— BEGIN —

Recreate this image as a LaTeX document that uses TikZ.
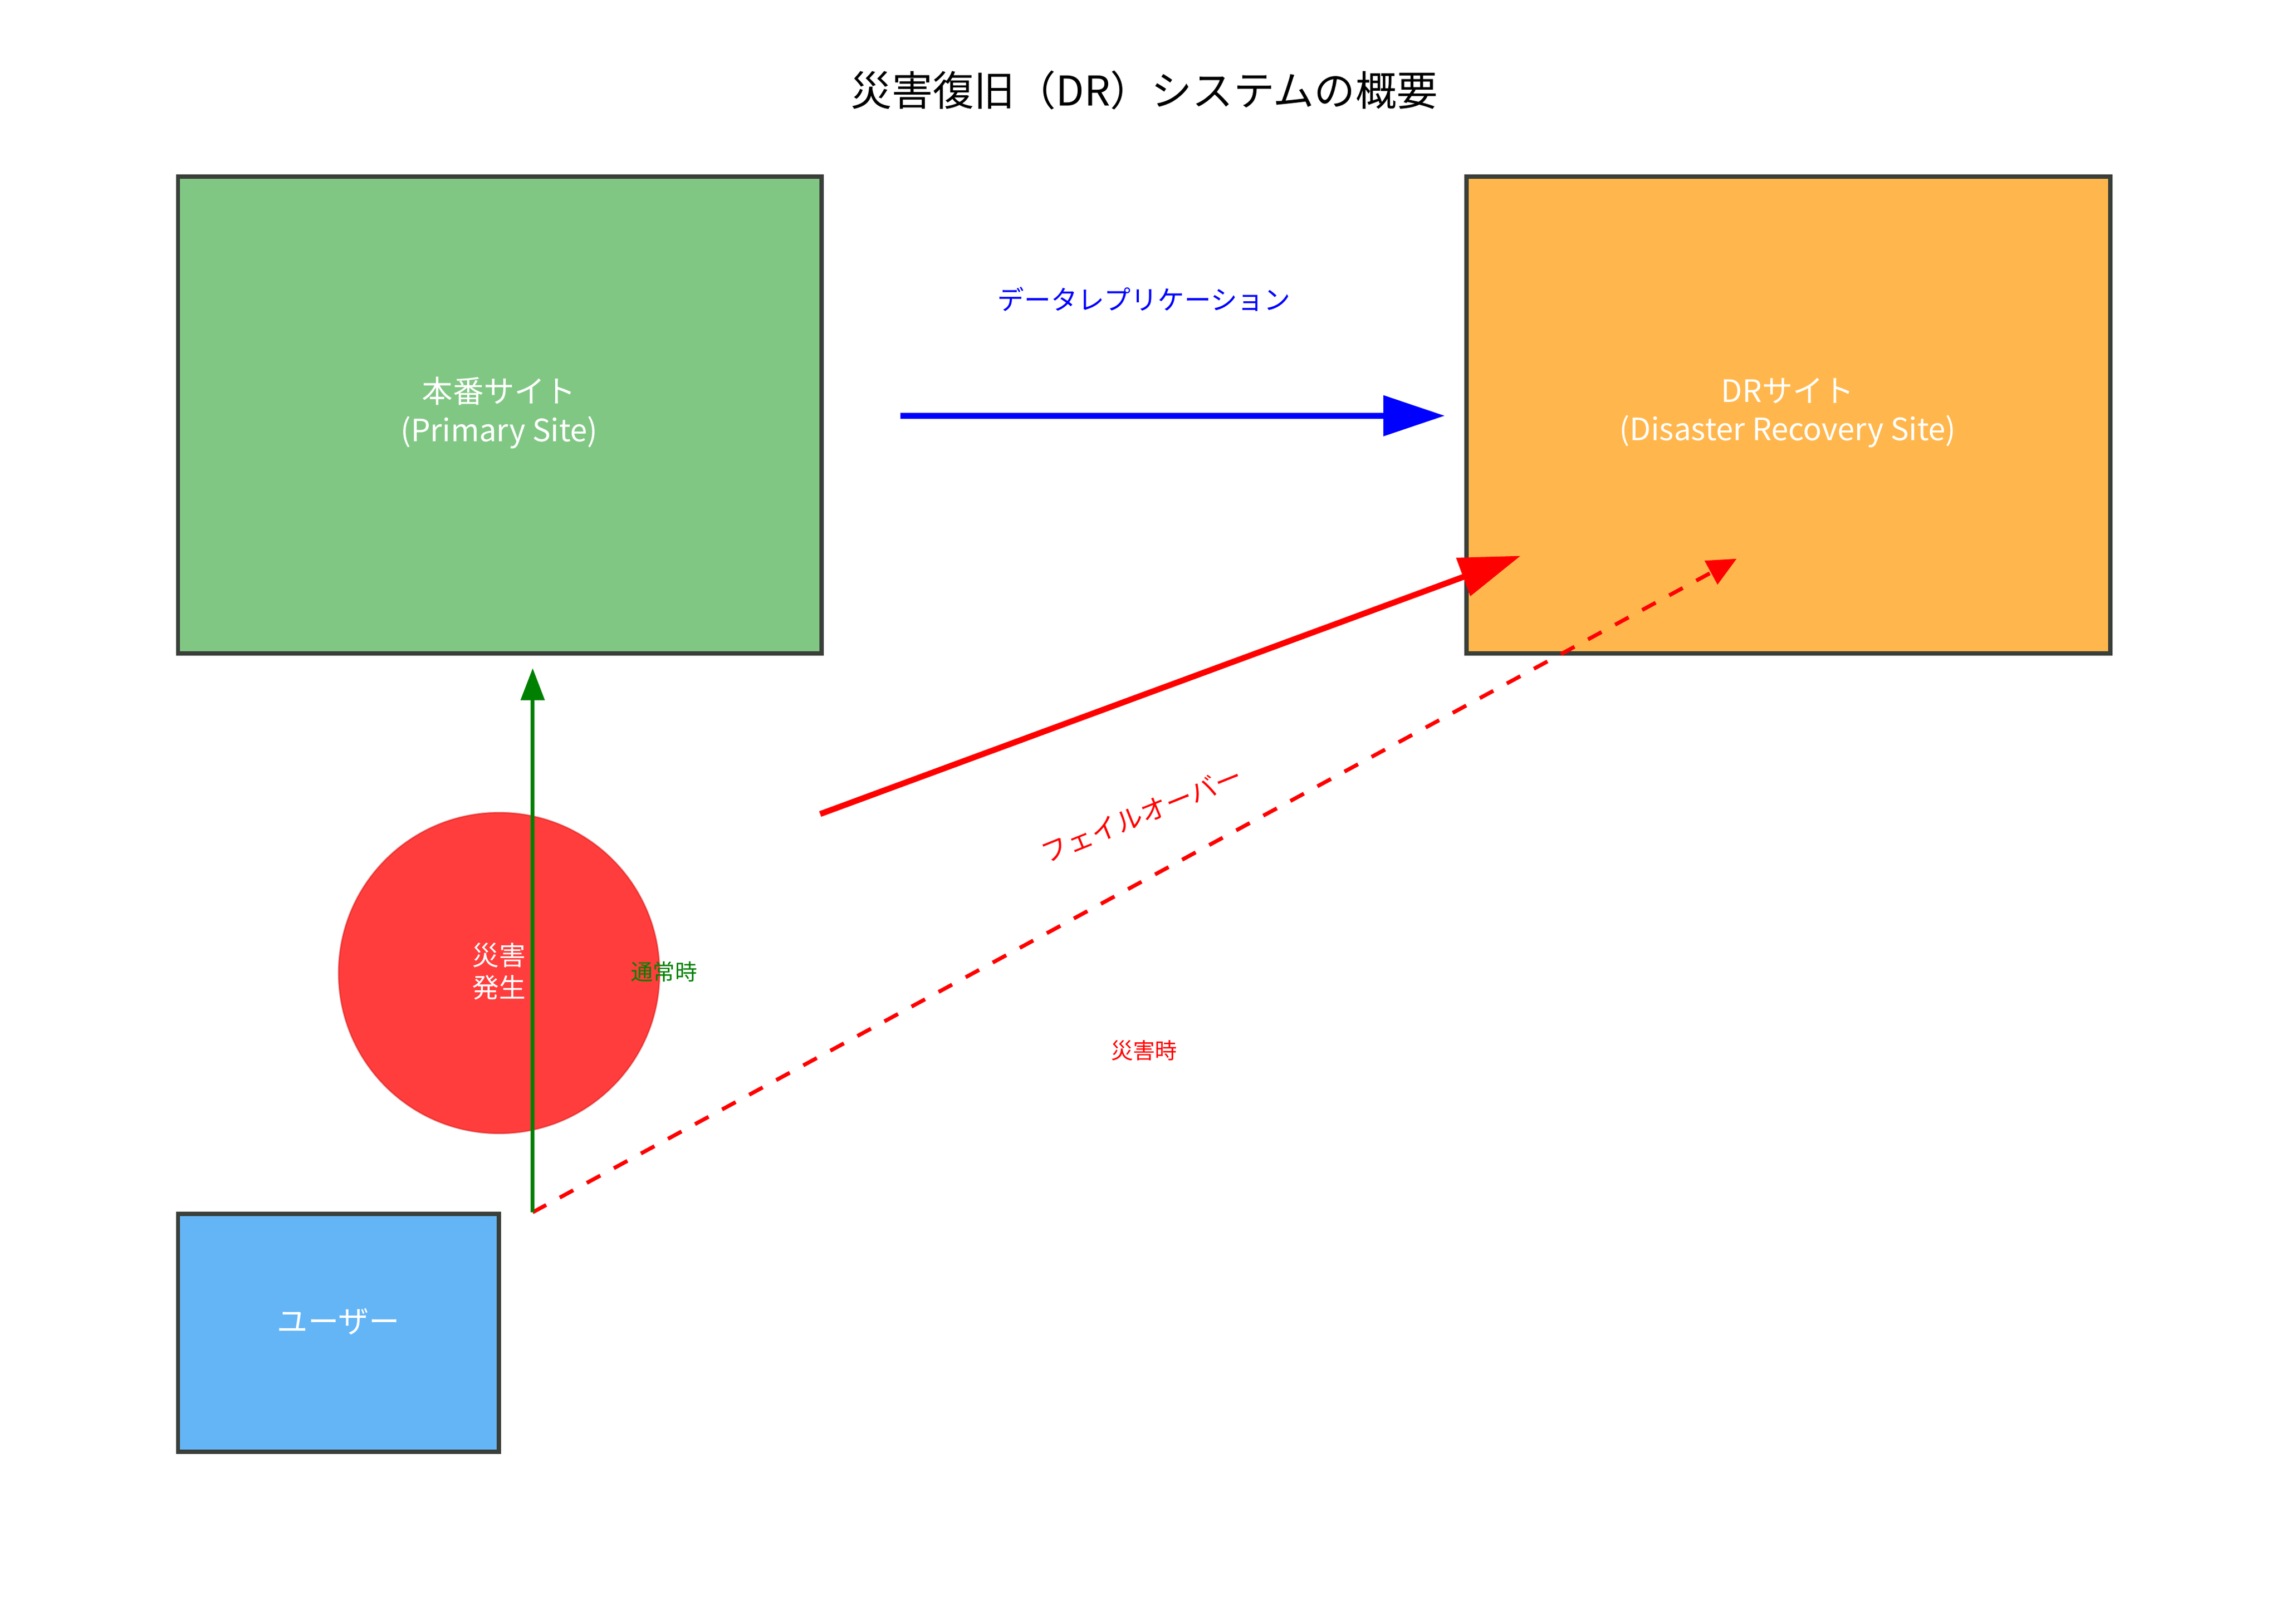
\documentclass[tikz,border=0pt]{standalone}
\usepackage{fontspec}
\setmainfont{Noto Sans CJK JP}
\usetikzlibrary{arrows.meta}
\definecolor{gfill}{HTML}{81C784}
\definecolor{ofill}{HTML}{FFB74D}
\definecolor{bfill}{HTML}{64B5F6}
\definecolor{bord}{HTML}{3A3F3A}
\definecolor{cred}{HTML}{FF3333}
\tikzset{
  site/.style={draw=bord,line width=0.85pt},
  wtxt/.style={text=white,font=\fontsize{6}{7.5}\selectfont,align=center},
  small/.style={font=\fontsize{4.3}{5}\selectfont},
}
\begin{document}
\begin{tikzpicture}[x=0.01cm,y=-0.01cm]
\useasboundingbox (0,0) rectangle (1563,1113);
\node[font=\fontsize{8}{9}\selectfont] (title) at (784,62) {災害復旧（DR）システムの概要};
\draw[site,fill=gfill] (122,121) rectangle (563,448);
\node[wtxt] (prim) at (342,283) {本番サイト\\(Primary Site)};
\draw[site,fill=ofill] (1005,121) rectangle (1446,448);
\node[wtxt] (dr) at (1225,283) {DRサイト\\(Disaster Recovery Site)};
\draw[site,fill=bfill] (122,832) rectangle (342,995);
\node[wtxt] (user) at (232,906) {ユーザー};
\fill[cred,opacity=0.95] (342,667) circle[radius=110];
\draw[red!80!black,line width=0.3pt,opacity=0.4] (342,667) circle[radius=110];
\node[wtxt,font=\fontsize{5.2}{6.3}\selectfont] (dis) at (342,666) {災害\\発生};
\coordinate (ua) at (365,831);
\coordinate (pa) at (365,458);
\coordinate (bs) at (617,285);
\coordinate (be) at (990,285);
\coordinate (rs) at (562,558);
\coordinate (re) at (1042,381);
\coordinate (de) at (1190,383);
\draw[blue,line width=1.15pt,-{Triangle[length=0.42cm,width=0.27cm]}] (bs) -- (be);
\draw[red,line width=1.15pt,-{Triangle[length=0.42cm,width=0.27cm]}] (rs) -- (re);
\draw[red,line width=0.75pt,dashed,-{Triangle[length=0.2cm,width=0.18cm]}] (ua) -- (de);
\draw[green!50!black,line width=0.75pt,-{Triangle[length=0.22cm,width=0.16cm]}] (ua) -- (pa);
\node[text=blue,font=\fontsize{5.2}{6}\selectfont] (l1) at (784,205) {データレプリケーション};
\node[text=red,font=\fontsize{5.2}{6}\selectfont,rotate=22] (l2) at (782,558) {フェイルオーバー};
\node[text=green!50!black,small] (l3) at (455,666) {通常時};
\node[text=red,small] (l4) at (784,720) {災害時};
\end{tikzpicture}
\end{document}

— END —

== YOUR OBJECTIVE ==
Leave the images out, please, and restate each line word for word.

== RIGHT ANSWER ==
Recreate this image as a LaTeX document that uses TikZ.
\documentclass[tikz,border=0pt]{standalone}
\usepackage{fontspec}
\setmainfont{Noto Sans CJK JP}
\usetikzlibrary{arrows.meta}
\definecolor{gfill}{HTML}{81C784}
\definecolor{ofill}{HTML}{FFB74D}
\definecolor{bfill}{HTML}{64B5F6}
\definecolor{bord}{HTML}{3A3F3A}
\definecolor{cred}{HTML}{FF3333}
\tikzset{
  site/.style={draw=bord,line width=0.85pt},
  wtxt/.style={text=white,font=\fontsize{6}{7.5}\selectfont,align=center},
  small/.style={font=\fontsize{4.3}{5}\selectfont},
}
\begin{document}
\begin{tikzpicture}[x=0.01cm,y=-0.01cm]
\useasboundingbox (0,0) rectangle (1563,1113);
\node[font=\fontsize{8}{9}\selectfont] (title) at (784,62) {災害復旧（DR）システムの概要};
\draw[site,fill=gfill] (122,121) rectangle (563,448);
\node[wtxt] (prim) at (342,283) {本番サイト\\(Primary Site)};
\draw[site,fill=ofill] (1005,121) rectangle (1446,448);
\node[wtxt] (dr) at (1225,283) {DRサイト\\(Disaster Recovery Site)};
\draw[site,fill=bfill] (122,832) rectangle (342,995);
\node[wtxt] (user) at (232,906) {ユーザー};
\fill[cred,opacity=0.95] (342,667) circle[radius=110];
\draw[red!80!black,line width=0.3pt,opacity=0.4] (342,667) circle[radius=110];
\node[wtxt,font=\fontsize{5.2}{6.3}\selectfont] (dis) at (342,666) {災害\\発生};
\coordinate (ua) at (365,831);
\coordinate (pa) at (365,458);
\coordinate (bs) at (617,285);
\coordinate (be) at (990,285);
\coordinate (rs) at (562,558);
\coordinate (re) at (1042,381);
\coordinate (de) at (1190,383);
\draw[blue,line width=1.15pt,-{Triangle[length=0.42cm,width=0.27cm]}] (bs) -- (be);
\draw[red,line width=1.15pt,-{Triangle[length=0.42cm,width=0.27cm]}] (rs) -- (re);
\draw[red,line width=0.75pt,dashed,-{Triangle[length=0.2cm,width=0.18cm]}] (ua) -- (de);
\draw[green!50!black,line width=0.75pt,-{Triangle[length=0.22cm,width=0.16cm]}] (ua) -- (pa);
\node[text=blue,font=\fontsize{5.2}{6}\selectfont] (l1) at (784,205) {データレプリケーション};
\node[text=red,font=\fontsize{5.2}{6}\selectfont,rotate=22] (l2) at (782,558) {フェイルオーバー};
\node[text=green!50!black,small] (l3) at (455,666) {通常時};
\node[text=red,small] (l4) at (784,720) {災害時};
\end{tikzpicture}
\end{document}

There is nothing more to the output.